Color quantization and processing by fibonacci lattices

Abstract

Color quantization is sampling of three-dimensional (3-D) color spaces (such as RGB or Lab) which results in a discrete subset of colors known as a color codebook or palette. It is extensively used for display, transfer, and storage of natural images in Internet-based applications, computer graphics, and animation. We propose a sampling scheme which provides a uniform quantization of the Lab space. The idea is based on several results from number theory and phyllotaxy. The sampling algorithm is very much systematic and allows easy design of universal (image-independent) color codebooks for a given set of parameters. The codebook structure allows fast quantization and ordered dither of color images. The display quality of images quantized by the proposed color codebooks is comparable with that of image-dependent quantizers.
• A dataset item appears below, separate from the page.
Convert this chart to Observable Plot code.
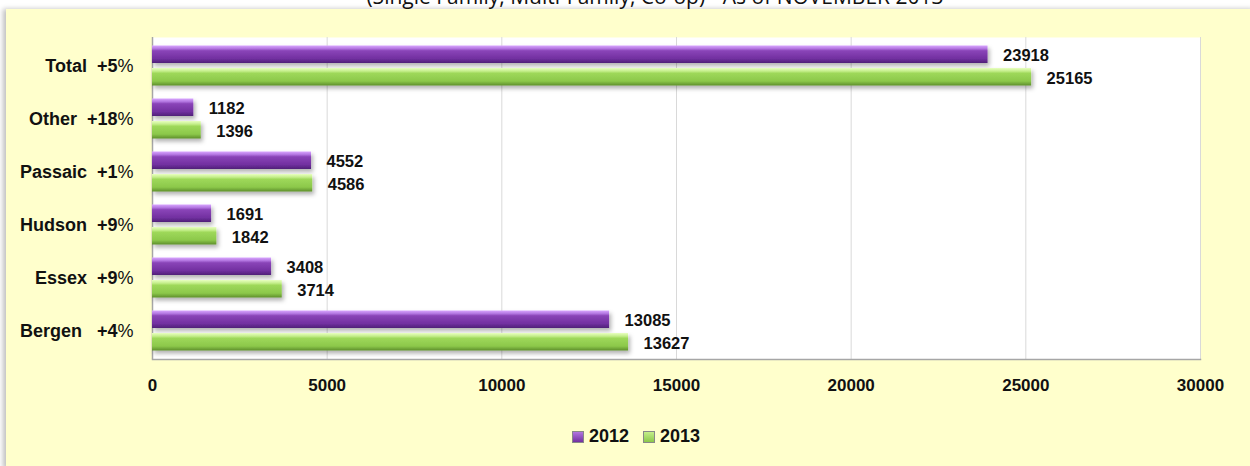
<!DOCTYPE html>
<html>
<head>
<meta charset="utf-8">
<script src="https://cdn.jsdelivr.net/npm/d3@7"></script>
<script src="https://cdn.jsdelivr.net/npm/@observablehq/plot@0.6"></script>
<style>
  html, body { margin: 0; padding: 0; background: #ffffff; }
  #page { position: relative; width: 1250px; height: 466px; overflow: hidden; background: #ffffff; }
  #title { position: absolute; left: 0; width: 1310px; top: -15px; text-align: center; font-family: "Open Sans", "Noto Sans", sans-serif; font-size: 21px; line-height: 22px; color: #111; white-space: nowrap; }
  #panel { position: absolute; left: 6px; top: 9px; width: 1250px; height: 460px; background: #ffffcc; box-shadow: -3px 0 5px rgba(0,0,0,0.25); }
  #chart { position: absolute; left: 0; top: 0; }
  #legend { position: absolute; left: 572px; top: 426px; display: flex; align-items: center; font-family: "Liberation Sans", Arial, sans-serif; font-weight: bold; font-size: 18px; color: #111; }
  #legend .sw { width: 10px; height: 10px; border: 1px solid #888; margin-right: 5px; }
  #legend .item { display: flex; align-items: center; margin-right: 14px; }
</style>
</head>
<body>
<div id="page">
  <div id="title">(Single Family, Multi-Family, Co-op) - As of NOVEMBER 2013</div>
  <div id="panel"></div>
  <div id="chart"></div>
  <div id="legend"></div>
</div>
<script>
const categories = ["Total", "Other", "Passaic", "Hudson", "Essex", "Bergen"];
const changes = ["+5", "+18", "+1", "+9", "+9", "+4"];
const gaps = [2, 2, 2, 2, 2, 3];
const years = ["2012", "2013"];
const values2012 = [23918, 1182, 4552, 1691, 3408, 13085];
const values2013 = [25165, 1396, 4586, 1842, 3714, 13627];
const xTicks = [0, 5000, 10000, 15000, 20000, 25000, 30000];

const rows = [];
categories.forEach((c, i) => {
  rows.push({cat: c, year: "2012", value: values2012[i]});
  rows.push({cat: c, year: "2013", value: values2013[i]});
});
const labelOf = new Map(categories.map((c, i) => [c, c + "\u00a0".repeat(gaps[i]) + changes[i] + "%"]));

const font = "'Liberation Sans', Arial, sans-serif";
const gradRange = ["url(#g2012)", "url(#g2013)"];

const chart = Plot.plot({
  width: 1250,
  height: 466,
  marginLeft: 152,
  marginRight: 50,
  marginTop: 37,
  marginBottom: 107,
  style: {background: "transparent", fontFamily: font, fontWeight: "bold", fontSize: "17px", color: "#111"},
  x: {domain: [0, 30000], label: null},
  y: {domain: categories, padding: 0, label: null},
  color: {domain: years, range: gradRange},
  marks: [
    Plot.frame({fill: "white", stroke: "none"}),
    Plot.ruleX(xTicks, {stroke: "#d9d9d9", strokeWidth: 1}),
    Plot.ruleX([0], {stroke: "#a6a6a6", strokeWidth: 1.5}),
    Plot.frame({anchor: "bottom", stroke: "#a6a6a6", strokeWidth: 1.5}),
    Plot.barX(rows.filter(d => d.year === "2012"), {x: "value", y: "cat", fill: "year", insetTop: 6.5, insetBottom: 29}),
    Plot.barX(rows.filter(d => d.year === "2013"), {x: "value", y: "cat", fill: "year", insetTop: 29, insetBottom: 6.5}),
    Plot.text(rows.filter(d => d.year === "2012"), {x: "value", y: "cat", text: d => String(d.value), textAnchor: "start", dx: 15, dy: -10, fontWeight: "bold", fontSize: 16.5, fill: "#111"}),
    Plot.text(rows.filter(d => d.year === "2013"), {x: "value", y: "cat", text: d => String(d.value), textAnchor: "start", dx: 15, dy: 13, fontWeight: "bold", fontSize: 16.5, fill: "#111"}),
    Plot.axisX({ticks: xTicks, tickSize: 0, tickPadding: 19, tickFormat: d => String(d), fontWeight: "bold", fontSize: 17}),
    Plot.axisY({tickSize: 0, tickPadding: 19, tickFormat: d => labelOf.get(d), fontWeight: "bold", fontSize: 18})
  ]
});

// gradients and shadow definitions
const svg = d3.select(chart);
const defs = svg.insert("defs", ":first-child");
const g1 = defs.append("linearGradient").attr("id", "g2012").attr("x1", 0).attr("x2", 0).attr("y1", 0).attr("y2", 1);
[["0%", "#d9a6ff"], ["18%", "#b275e0"], ["30%", "#8a45b8"], ["75%", "#7230a0"], ["100%", "#4f1f78"]].forEach(([o, c]) => g1.append("stop").attr("offset", o).attr("stop-color", c));
const g2 = defs.append("linearGradient").attr("id", "g2013").attr("x1", 0).attr("x2", 0).attr("y1", 0).attr("y2", 1);
[["0%", "#e8ffc0"], ["18%", "#c4ee8a"], ["30%", "#9ed85a"], ["75%", "#8cc84a"], ["100%", "#5e8f2c"]].forEach(([o, c]) => g2.append("stop").attr("offset", o).attr("stop-color", c));
const f = defs.append("filter").attr("id", "shadow").attr("x", "-5%").attr("y", "-30%").attr("width", "115%").attr("height", "190%");
f.append("feDropShadow").attr("dx", 2).attr("dy", 3).attr("stdDeviation", 2).attr("flood-color", "#000").attr("flood-opacity", 0.3);
svg.selectAll("g[aria-label='bar']").attr("filter", "url(#shadow)");

// make the % sign of the y-axis labels regular weight
svg.selectAll("g[aria-label='y-axis tick label'] text").each(function() {
  const t = d3.select(this);
  const s = t.text();
  if (s.endsWith("%")) {
    t.text(s.slice(0, -1));
    t.append("tspan").attr("font-weight", "normal").text("%");
  }
});

document.getElementById("chart").appendChild(chart);

// legend
const legend = d3.select("#legend");
years.forEach((y, i) => {
  const it = legend.append("div").attr("class", "item");
  it.append("div").attr("class", "sw").style("background", `linear-gradient(to bottom, ${i === 0 ? "#b275e0, #7230a0" : "#c4ee8a, #8cc84a"})`);
  it.append("span").text(y);
});
</script>
</body>
</html>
Most importantly, the quantized images are more amenable to the type of processing used for grayscale ones. Methods for processing grayscale images cannot be simply extended to color images because they rely on the fact that each gray-level is described by a single number and the fact that a relation of full order can be easily established on the set of those numbers. Color spaces (such as RGB or Lab) are, on the other hand, 3-D. The proposed color quantization, i.e., color space sampling and numbering of sampled points, makes methods for processing grayscale images extendible to color images. We illustrate possible processing of color images by first introducing the basic average and difference operations and then implementing edge detection and compression of color quantized images.